In some ways the worst possibility was that it wasn’t in his head at all. Imagine if the nightmares came from someone or something else. He still had a problem and no idea how to solve it.
Unsettlingly, the words of the dream Adam came back to him. If this were real, could it truly threaten the whole world? Adam had been bullied as a child, and knew that pretending to be a hero in a game was easier and more fun than trying to really be one. What had humanity ever done for him?
That night he wrote Doc an e-mail. Some things were less embarrassing to say by email than face to face. He said:
Doc,
I’m sorry I’m going to have to quit. The game didn’t help my nightmares, and I’m afraid it may make them worse.
-Simon
That was hard enough to write. It was so embarrassing to be afraid of nightmares, like a little kid. There was no way he could tell Doc that he suspected what he really needed was a therapist which he couldn’t afford.
He was a little surprised to see a reply half an hour later:
Simon,
Sorry to hear you had another nightmare. Believe it or not I’m a real Doctor. Search for Doctor A. Finch on Google. I know this is a game where people sometimes try and pretend they have secret knowledge they can’t reveal because of the Delirium, but only you can decide if you think I’m enough of an asshole to play that game with someone who genuinely needed help. I don’t think visiting most psychiatrists would help you. Would you tell me about your latest dream?
-Doc
Simon stared at the reply in shock for a few moments, then went to Google. He found a Doctor A. Finch in Edgeton – a psychiatrist. No, wait. Anyone could claim to be Doctor A. Finch. He didn’t know ‘Doc’’s first or last name. Except after a couple of minutes, he found a picture on a profile. Dr. Finch was Doc, except he was wearing a three piece suit.
He stared blankly at the picture a few moments. No responsible and ethical doctor would …
He searched a couple of free databases for complaints about Dr. Finch. Nothing major, nothing more than you would expect to find about any other psychiatrist. Should he confirm that by doing some comparisons? With whom?
All the same, Dr. Finch seemed to have a moderately successful practice as a psychiatrist in his home office. At least, the rent couldn’t have been cheap, judging by the picture.
Yet if all this were real, what then? How much older had the Adam in the vision been than the Adam he had known recently?
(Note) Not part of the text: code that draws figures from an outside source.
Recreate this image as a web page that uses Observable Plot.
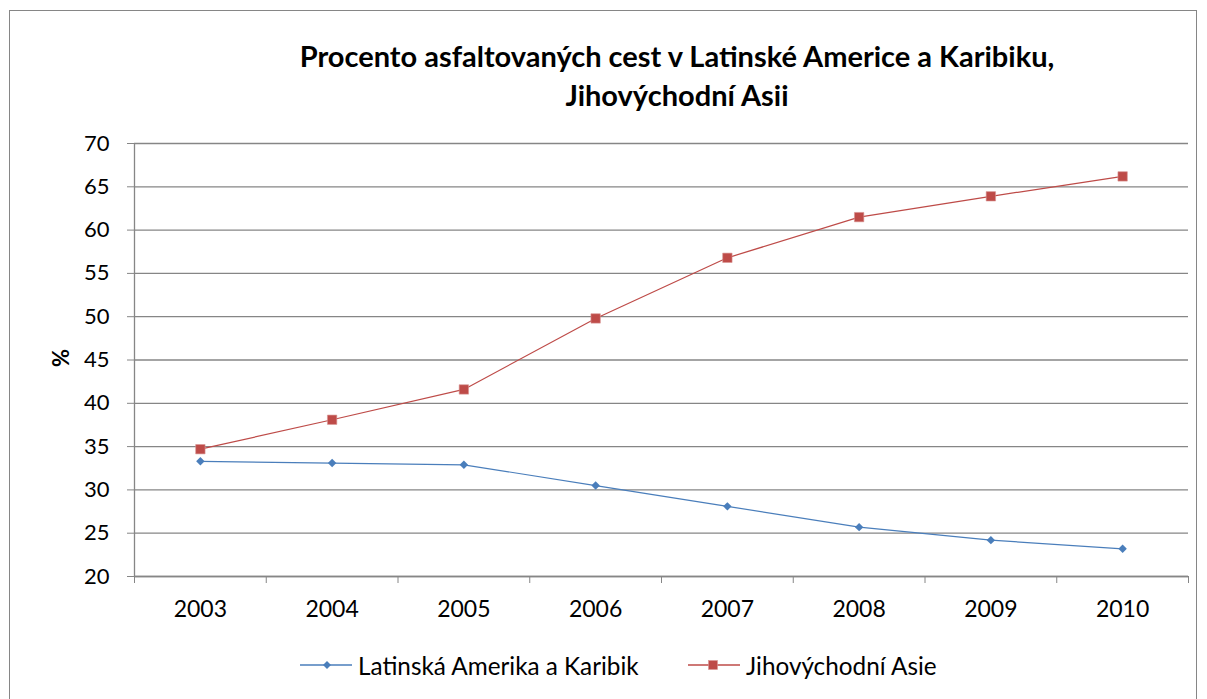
<!DOCTYPE html>
<html>
<head>
<meta charset="utf-8">
<script src="https://cdn.jsdelivr.net/npm/d3@7"></script>
<script src="https://cdn.jsdelivr.net/npm/@observablehq/plot@0.6"></script>
<style>
  html, body { margin: 0; padding: 0; background: #fff; }
  body { font-family: Lato, "Liberation Sans", sans-serif; color: #000; }
  #wrap { position: relative; width: 1207px; height: 699px; overflow: hidden; }
  #frame { position: absolute; left: 9px; top: 10px; width: 1188px; height: 700px; border: 1px solid #868686; box-sizing: border-box; }
  #title { position: absolute; left: 147px; width: 1060px; top: 36px; text-align: center; font-weight: bold; font-size: 29px; line-height: 39px; }
  #ylab { position: absolute; left: 60px; top: 358px; transform: translate(-50%, -50%) rotate(-90deg); font-weight: bold; font-size: 22px; }
  #chart { position: absolute; left: 0; top: 0; }
  #legend { position: absolute; top: 651px; left: 0; width: 1207px; height: 28px; }
  .item { position: absolute; top: 0; display: flex; align-items: center; font-size: 24.3px; height: 28px; }
  .item svg { margin-right: 6px; }
</style>
</head>
<body>
<div id="wrap">
  <div id="frame"></div>
  <div id="title">Procento asfaltovaných cest v Latinské Americe a Karibiku,<br>Jihovýchodní Asii</div>
  <div id="chart"></div>
  <div id="ylab">%</div>
  <div id="legend"></div>
</div>
<script>
const years = [2003, 2004, 2005, 2006, 2007, 2008, 2009, 2010];
const latam = [33.3, 33.1, 32.9, 30.5, 28.1, 25.7, 24.2, 23.2];
const sea   = [34.7, 38.1, 41.6, 49.8, 56.8, 61.5, 63.9, 66.2];
const yTicks = [20, 25, 30, 35, 40, 45, 50, 55, 60, 65, 70];
const seriesNames = ["Latinská Amerika a Karibik", "Jihovýchodní Asie"];
const seriesColors = ["#4A7EBB", "#BE4B48"];

const data = years.flatMap((yr, i) => [
  {year: yr, value: latam[i], series: seriesNames[0]},
  {year: yr, value: sea[i], series: seriesNames[1]}
]);
const boundaries = years.map(y => y - 0.5).concat([years[years.length - 1] + 0.5]);

const chart = Plot.plot({
  width: 1207,
  height: 640,
  marginLeft: 134,
  marginRight: 19,
  marginTop: 143,
  marginBottom: 64,
  style: {fontFamily: "Lato, 'Liberation Sans', sans-serif", fontSize: "22px", color: "#000", background: "transparent", overflow: "visible"},
  x: {domain: [boundaries[0], boundaries[boundaries.length - 1]]},
  y: {domain: [20, 70]},
  color: {domain: seriesNames, range: seriesColors},
  marks: [
    Plot.gridY(yTicks, {stroke: "#868686", strokeOpacity: 1, strokeWidth: 1.3}),
    Plot.axisY(yTicks, {tickSize: 7, tickPadding: 18, stroke: "#868686", strokeOpacity: 1, label: null, fontSize: 22}),
    Plot.axisX(boundaries, {tickSize: 7, stroke: "#868686", strokeOpacity: 1, tickFormat: () => "", label: null}),
    Plot.axisX(years, {tickSize: 0, tickPadding: 24, tickFormat: d => String(d), label: null, fontSize: 23}),
    Plot.ruleX([boundaries[0]], {stroke: "#868686", strokeWidth: 1.3}),
    Plot.ruleY([20], {stroke: "#868686", strokeWidth: 1.3}),
    Plot.line(data, {x: "year", y: "value", stroke: "series", strokeWidth: 1.2}),
    Plot.dot(data.filter(d => d.series === seriesNames[0]), {x: "year", y: "value", fill: "series", symbol: "diamond2", r: 3.8}),
    Plot.dot(data.filter(d => d.series === seriesNames[1]), {x: "year", y: "value", fill: "series", symbol: "square", r: 5.3, stroke: "#D99694", strokeWidth: 0.6})
  ]
});
document.getElementById("chart").appendChild(chart);

// legend
const legend = document.getElementById("legend");
const lefts = [300, 688];
seriesNames.forEach((name, i) => {
  const item = document.createElement("div");
  item.className = "item";
  item.style.left = lefts[i] + "px";
  const marker = i === 0
    ? `<path d="M27,10 L31,14 L27,18 L23,14 Z" fill="${seriesColors[i]}"/>`
    : `<rect x="20.5" y="9.5" width="9" height="9" fill="${seriesColors[i]}" stroke="#D99694" stroke-width="0.6"/>`;
  item.innerHTML = `<svg width="52" height="28"><line x1="0" x2="52" y1="14" y2="14" stroke="${seriesColors[i]}" stroke-width="1.4"/>${marker}</svg><span>${name}</span>`;
  legend.appendChild(item);
});
</script>
</body>
</html>
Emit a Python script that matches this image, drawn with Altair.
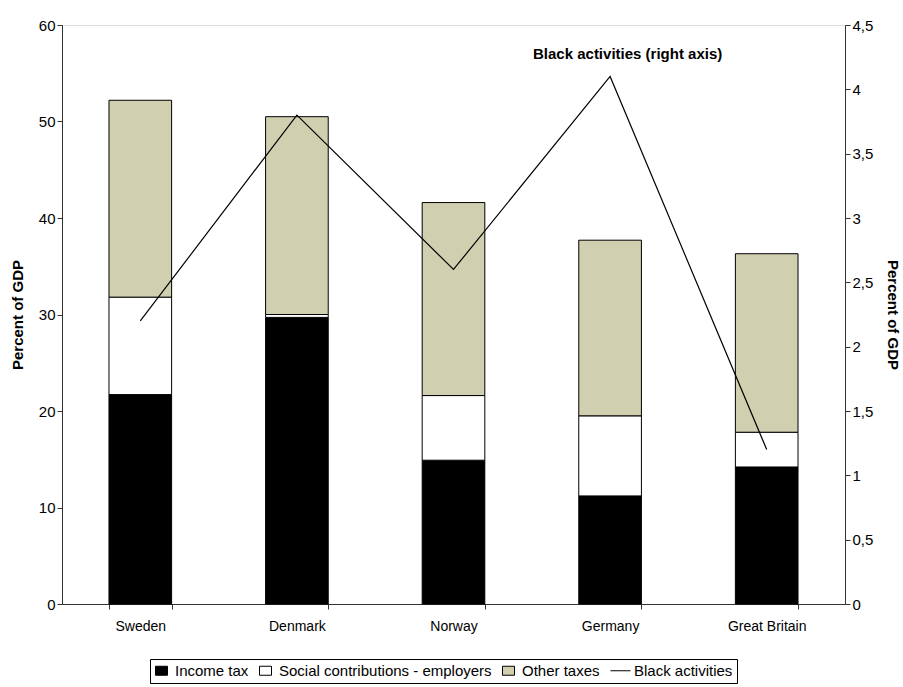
import altair as alt
import pandas as pd

# Tax structure (percent of GDP) and size of the black economy, by country
countries = ["Sweden", "Denmark", "Norway", "Germany", "Great Britain"]
income_tax = [21.7, 29.7, 14.9, 11.2, 14.2]
social_contrib = [10.1, 0.3, 6.7, 8.3, 3.6]
other_taxes = [20.4, 20.5, 20.0, 18.2, 18.5]
black_activities = [2.2, 3.8, 2.6, 4.1, 1.2]

series_names = ["Income tax", "Social contributions - employers", "Other taxes", "Black activities"]
series_colors = ["#000000", "#ffffff", "#d0cfb0", "#000000"]
series_strokes = ["#000000", "#000000", "#000000", "#000000"]
# legend swatches: small rectangles for the tax components, a short line for the line series
swatch = "M-1.2,-0.9H1.2V0.9H-1.2Z"
series_shapes = [swatch, swatch, swatch, "M-2,0H2"]

left_ticks = [0, 10, 20, 30, 40, 50, 60]
right_ticks = [0, 0.5, 1, 1.5, 2, 2.5, 3, 3.5, 4, 4.5]

rows = []
for i, c in enumerate(countries):
    for k, vals in enumerate([income_tax, social_contrib, other_taxes]):
        rows.append({"country": c, "series": series_names[k], "value": vals[i], "stack": k})
bars_df = pd.DataFrame(rows)
line_df = pd.DataFrame({"country": countries, "value": black_activities,
                        "series": ["Black activities"] * len(countries)})
keys_df = pd.DataFrame({"series": series_names})

FONT = "Liberation Sans"

legend = alt.Legend(
    title=None, orient="none", direction="horizontal",
    legendX=88, legendY=634,
    symbolSize=100, symbolStrokeColor="black", symbolStrokeWidth=1, symbolOpacity=1,
    labelFont=FONT, labelFontSize=15, labelColor="black", labelOffset=6, labelLimit=400,
    columnPadding=8, strokeColor="black", padding=4,
)
fill_scale = alt.Scale(domain=series_names, range=series_colors)
stroke_scale = alt.Scale(domain=series_names, range=series_strokes)
shape_scale = alt.Scale(domain=series_names, range=series_shapes)

x_enc = alt.X(
    "country:N", sort=countries, title=None,
    scale=alt.Scale(paddingInner=0.6, paddingOuter=0.3),
    axis=alt.Axis(labelAngle=0, tickBand="extent", tickSize=5, labelPadding=10,
                  labelFont=FONT, labelFontSize=14, labelColor="black",
                  domainColor="#333333", tickColor="#333333"),
)

bars = alt.Chart(bars_df).mark_bar(strokeWidth=1, opacity=1).encode(
    x=x_enc,
    y=alt.Y("value:Q", stack="zero",
            scale=alt.Scale(domain=[0, 60], nice=False),
            axis=alt.Axis(title="Percent of GDP", values=left_ticks, grid=False,
                          tickSize=5, labelFont=FONT, labelFontSize=15, labelColor="black",
                          titleFont=FONT, titleFontSize=15, titleFontWeight="bold",
                          titleColor="black", titlePadding=13,
                          domainColor="#333333", tickColor="#333333")),
    fill=alt.Fill("series:N", scale=fill_scale, legend=legend),
    stroke=alt.Stroke("series:N", scale=stroke_scale, legend=legend),
    order=alt.Order("stack:Q", sort="ascending"),
)

line = alt.Chart(line_df).mark_line(strokeWidth=1.2).encode(
    x=alt.X("country:N", sort=countries),
    y=alt.Y("value:Q",
            scale=alt.Scale(domain=[0, 4.5], nice=False),
            axis=alt.Axis(orient="right", title="Percent of GDP", values=right_ticks, grid=False,
                          labelExpr="replace(format(datum.value, ''), '.', ',')",
                          tickSize=5, labelFont=FONT, labelFontSize=15, labelColor="black",
                          titleFont=FONT, titleFontSize=15, titleFontWeight="bold",
                          titleColor="black", titlePadding=12,
                          domainColor="#333333", tickColor="#333333")),
    stroke=alt.Stroke("series:N", scale=stroke_scale, legend=legend),
)

# zero-size points that only supply the legend swatch shapes
keys = alt.Chart(keys_df).mark_point(filled=True, size=0, opacity=0, strokeWidth=1).encode(
    x=alt.value(0), y=alt.value(0),
    fill=alt.Fill("series:N", scale=fill_scale, legend=legend),
    stroke=alt.Stroke("series:N", scale=stroke_scale, legend=legend),
    shape=alt.Shape("series:N", scale=shape_scale, legend=legend),
)

note = alt.Chart(pd.DataFrame({"t": ["Black activities (right axis)"]})).mark_text(
    font=FONT, fontSize=15, fontWeight="bold", color="black", align="left", baseline="middle"
).encode(x=alt.value(471), y=alt.value(29), text="t:N")

chart = alt.layer(keys, bars, line, note).resolve_scale(y="independent").properties(
    width=783, height=579,
    padding={"left": 62, "top": 25, "right": 58, "bottom": 83},
    autosize="none",
).configure_view(stroke="#909090").configure(background="white")

chart.save("out.html", embed_options={"renderer": "svg", "actions": False})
Simon grasped at a fragment of the dream, if such it was. 16 Chester Street. Simon had never been there. He searched with Google Earth. The neighborhood was not as upscale as he recalled, but the plot of land could have been the same. The house was not as large. The picture didn’t prove anything either way.
Adam told himself desperately he might still be going crazy. Because the alternative was much worse. He was headed towards a future with future-Adam in it, who might make him kill himself.
Adam had told him it was too late, and he should have learned vulgar sorcery. He was pretty sure that learning it correctly took years, even if he could find a school. Of course a hungry and desperate Elder might push knowledge into your mind much faster, in exchange for who knows what, as Adam seemed to have done. If there was one subject Simon knew, it was Eightfold fiction, and that kind of learning never seemed to work out well for the student.
Of course Simon had someone he could talk to now. Doc. Or did he? A sudden flame of paranoia flared up brightly in his brain. To really know that Simon was sane, Doc had to have been contacted by an Elder. Which side was Doc on, and what did he want?
Eventually Simon wrote back that he didn’t feel like talking about the dream right now, but he wanted to know why Doc didn’t think he was crazy.
He didn’t get any reply that night. Maybe Doc did think he was crazy. Of course it was getting late, so maybe Doc had just gone to bed.
Simon tried to think, but his thoughts kept running in furious circles and getting nowhere. Eventually he dropped off to sleep.